>> begin Data excerpt

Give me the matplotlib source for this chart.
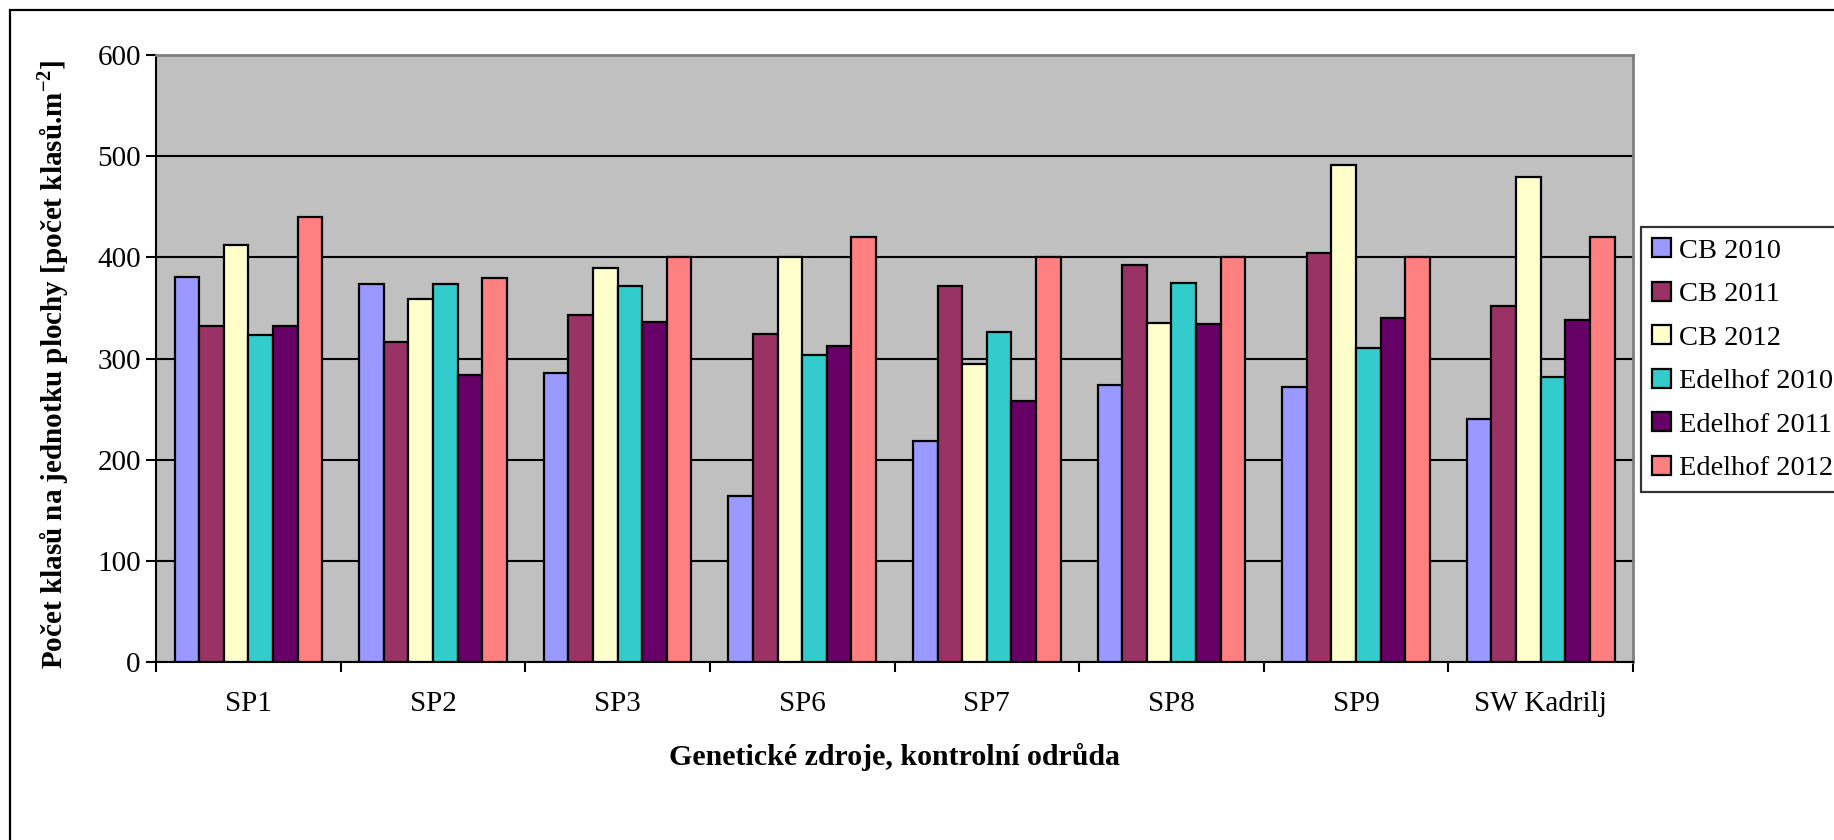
import numpy as np
import matplotlib
matplotlib.use("Agg")
import matplotlib.pyplot as plt
from matplotlib.patches import Rectangle

plt.rcParams['font.family'] = ['Liberation Serif', 'DejaVu Serif']
plt.rcParams['mathtext.fontset'] = 'custom'
plt.rcParams['mathtext.rm'] = 'Liberation Serif'
plt.rcParams['mathtext.bf'] = 'Liberation Serif:bold'

# Number of ears per square metre for each genetic resource / control variety
categories = ['SP1', 'SP2', 'SP3', 'SP6', 'SP7', 'SP8', 'SP9', 'SW Kadrilj']
series_names = ['CB 2010', 'CB 2011', 'CB 2012', 'Edelhof 2010', 'Edelhof 2011', 'Edelhof 2012']
cb_2010 = [381, 374, 286, 164, 218, 274, 272, 240]
cb_2011 = [332, 316, 343, 324, 372, 392, 404, 352]
cb_2012 = [412, 359, 389, 400, 295, 335, 491, 479]
edelhof_2010 = [323, 374, 372, 303, 326, 375, 310, 282]
edelhof_2011 = [332, 284, 336, 312, 258, 334, 340, 338]
edelhof_2012 = [440, 380, 400, 420, 400, 400, 400, 420]
yticks = [0, 100, 200, 300, 400, 500, 600]

series = [cb_2010, cb_2011, cb_2012, edelhof_2010, edelhof_2011, edelhof_2012]
colors = ['#9999FF', '#993366', '#FFFFCC', '#33CCCC', '#660066', '#FF8080']

fig = plt.figure(figsize=(18.34, 8.40), dpi=100)
ax = fig.add_axes([0.0851, 0.2119, 0.8053, 0.7226])
ax.set_facecolor('#C0C0C0')

# outer chart border (runs off the right and bottom edges)
fig.patches.append(Rectangle((10 / 1834, -0.1), 1.2, 1 - 10 / 840 + 0.1,
                             transform=fig.transFigure, fill=False,
                             edgecolor='black', linewidth=1.6, zorder=0))

x = np.arange(len(categories))
w = 0.8 / len(series)
for j, (vals, name, col) in enumerate(zip(series, series_names, colors)):
    ax.bar(x + (j - 2.5) * w, vals, width=w, color=col, edgecolor='black',
           linewidth=1.6, label=name, zorder=3)

ax.set_xlim(-0.5, len(categories) - 0.5)
ax.set_ylim(0, 600)
ax.set_yticks(yticks)
ax.yaxis.grid(True, color='black', linewidth=1.5, zorder=1)
ax.set_axisbelow(True)

# category boundaries get the ticks, labels sit at the group centres
ax.set_xticks(np.arange(-0.5, len(categories)), labels=[''] * (len(categories) + 1))
ax.set_xticks(x, labels=categories, minor=True)
ax.tick_params(axis='x', which='major', length=7, width=1.5, direction='out')
ax.tick_params(axis='x', which='minor', length=0, pad=21, labelsize=21)
ax.tick_params(axis='y', length=7, width=1.5, direction='out', pad=4, labelsize=21)

for side in ['left', 'bottom']:
    ax.spines[side].set_color('black')
    ax.spines[side].set_linewidth(1.5)
for side in ['top', 'right']:
    ax.spines[side].set_color('#808080')
    ax.spines[side].set_linewidth(2)

ax.set_xlabel('Genetické zdroje, kontrolní odrůda', fontsize=21.5, fontweight='bold', va='center')
ax.xaxis.set_label_coords(0.5, -0.157)
ax.set_ylabel('Počet klasů na jednotku plochy [počet klasů.m$^{\\mathbf{-2}}$]',
              fontsize=21, fontweight='bold', va='center')
ax.yaxis.set_label_coords(-0.0697, 0.49)

leg = fig.legend(loc='upper left', bbox_to_anchor=(1641 / 1834, 1 - 227 / 840),
                 fontsize=20.5, frameon=True, fancybox=False, shadow=False,
                 handlelength=0.65, handleheight=0.65, handletextpad=0.3,
                 borderpad=0.4, labelspacing=0.63, borderaxespad=0)
leg.get_frame().set_edgecolor('black')
leg.get_frame().set_linewidth(1.6)
for h in leg.legend_handles:
    h.set_linewidth(1.6)

fig.savefig('out.png', dpi=100)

>> end Data excerpt

* [Stated goal] Reproduce the material above exactly, first line through the line that contains "plt.rcParams['mathtext.bf'] = 'Liberation", minus the pictures.

* [Solution for this problem]
Give me the matplotlib source for this chart.
import numpy as np
import matplotlib
matplotlib.use("Agg")
import matplotlib.pyplot as plt
from matplotlib.patches import Rectangle

plt.rcParams['font.family'] = ['Liberation Serif', 'DejaVu Serif']
plt.rcParams['mathtext.fontset'] = 'custom'
plt.rcParams['mathtext.rm'] = 'Liberation Serif'
plt.rcParams['mathtext.bf'] = 'Liberation Serif:bold'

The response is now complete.